Graduate Is the Wedge Product of a 0-Form and l-Form Equal to f * η?

[Maxi1995]

Hello,
we defined the wedge-product as follows

Alt is the Alternator and the argument of Alt is the Tensor poduct of one k-form and a l-form (in this order w and eta).
Suppose we have the wedge product of a 0-form (a smooth function) and a l-form , so the following may result:

$$\frac{1}{l!} \sum_{\sigma \in S_k} sgn(\sigma) f \eta(v_{\sigma(1)},...,v_{\sigma(l)}).$$

Does it hold to say that it is equal to $$f*\eta?$$

 

[Orodruin]

You really should not use $*$ here as it may be mistaken for the hodge operator.

That being said, what do you think? $f$ is clearly independent of the permutation $\sigma$ so you can move it outside the sum. It remains for you to show whether
$$
\eta(v_1, \ldots, v_\ell) = \frac{1}{\ell !} \sum_{\sigma \in S_\ell} \operatorname{sgn}(\sigma) \eta(v_{\sigma(1)},\ldots, v_{\sigma(\ell)})
$$
or not.

 

[wrobel]

In addition, * is a pseudotensor operation while $\wedge$ is a tensor one

 

[Maxi1995]

Well I weren't sure how to cope with the $$\sigma.$$ My idea was to say that we find for every permutation a counter part, that deviates only by one transposition from our permutation, so to say its form might be $$\sigma \circ \tau,$$ wehere tau is a transposition.

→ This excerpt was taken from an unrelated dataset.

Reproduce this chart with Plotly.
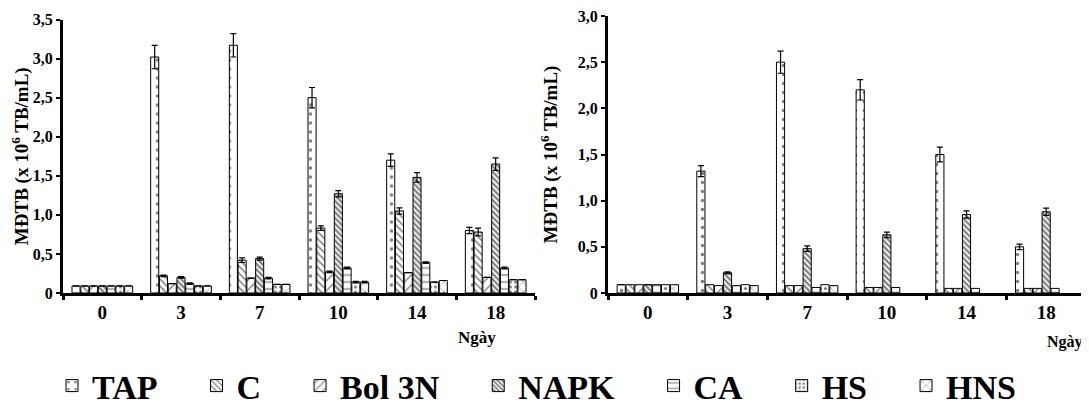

By the alternation of the k-form, these parts should vanish. But for the transpositions in the group remain l! possibilities, so that we might get

$$\eta(v_1,...,v_k)-l!\eta(v_1,...,v_k)$$
and if that is not wrong, I don't know how to go on.

 

[fresh_42]

Well I weren't sure how to cope with the $\sigma.$

I think this is too complicated.

$\omega \wedge \eta$ is a $(k+l)-$form, so we have to define $(\omega\wedge\eta)\,(v_1,\ldots,v_{k+l})$. The formula for the alternator is
$$
Alt(\omega \wedge \eta)=\dfrac{1}{(k+l)!}\sum_{\sigma\in S_{k+l}}\operatorname{sgn}(\sigma)\,(\omega \wedge \eta)(v_{\sigma(1)},\ldots ,v_{ \sigma(k+l) } )
$$
so we have to explain
$$
\begin{align*}
(\omega\wedge\eta)\,(v_1,\ldots,v_{k+l})&=\dfrac{1}{k!\,l!}\sum_{\sigma\in S_{k+l}}\operatorname{sgn}(\sigma)(\omega \wedge \eta)\,(v_{\sigma(1)},\ldots ,v_{ \sigma(k+l) } )\\&=\sum_{\sigma\in S_{k+l}}\operatorname{sgn}(\sigma)\,\dfrac{1}{l!}\omega(v_{\sigma(1)},\ldots ,v_{ \sigma(k) }) \wedge \dfrac{1}{k!}\eta(v_{\sigma(k+1)},\ldots ,v_{ \sigma(k+l) })
\end{align*}
$$
This defines a multilinear, associative, anti-commutative and graded multiplication on $\Lambda (V) = T(V)/\langle v\otimes w-w\otimes v\rangle$.

The role of $\sigma$ is actually only the role of $\operatorname{sgn}(\sigma)$, which simply is a count of the number of mismatches in the natural order of $1,\ldots ,k+l$ which makes the entire product alternating. The factors $\dfrac{1}{l!}\; , \;\dfrac{1}{k!}$ can be considered as the amount of permutations which do not have an effect:

Say $k=2$ and $l=3$. Then for every permutation $\sigma \in S_5$ which affects the order of $(v_1,v_2)$ we have $3!$ identical versions which permute the remaining $3$ indices, which is why we cancel them via division, e.g.
$$
\omega(v_1,v_2)\stackrel{(*)}{=}\dfrac{1}{3!}\left(\sum_{\sigma=(345)}\omega(v_{\sigma(1)}+v_{\sigma(2)})+\sum_{\sigma=(354)}\omega(v_{\sigma(1)}+v_{\sigma(2)})+\sum_{\sigma=(34)}\omega(v_{\sigma(1)}+v_{\sigma(2)})+\sum_{\sigma=(35)}\omega(v_{\sigma(1)}+v_{\sigma(2)})+\sum_{\sigma=(45)}\omega(v_{\sigma(1)}+v_{\sigma(2)})+\sum_{\sigma=(1)}\omega(v_{\sigma(1)}+v_{\sigma(2)})\right)
$$
$(*)$ The sums aren't necessary here as we only sum over one term, they merely serve as a place to write the permutation $\sigma$.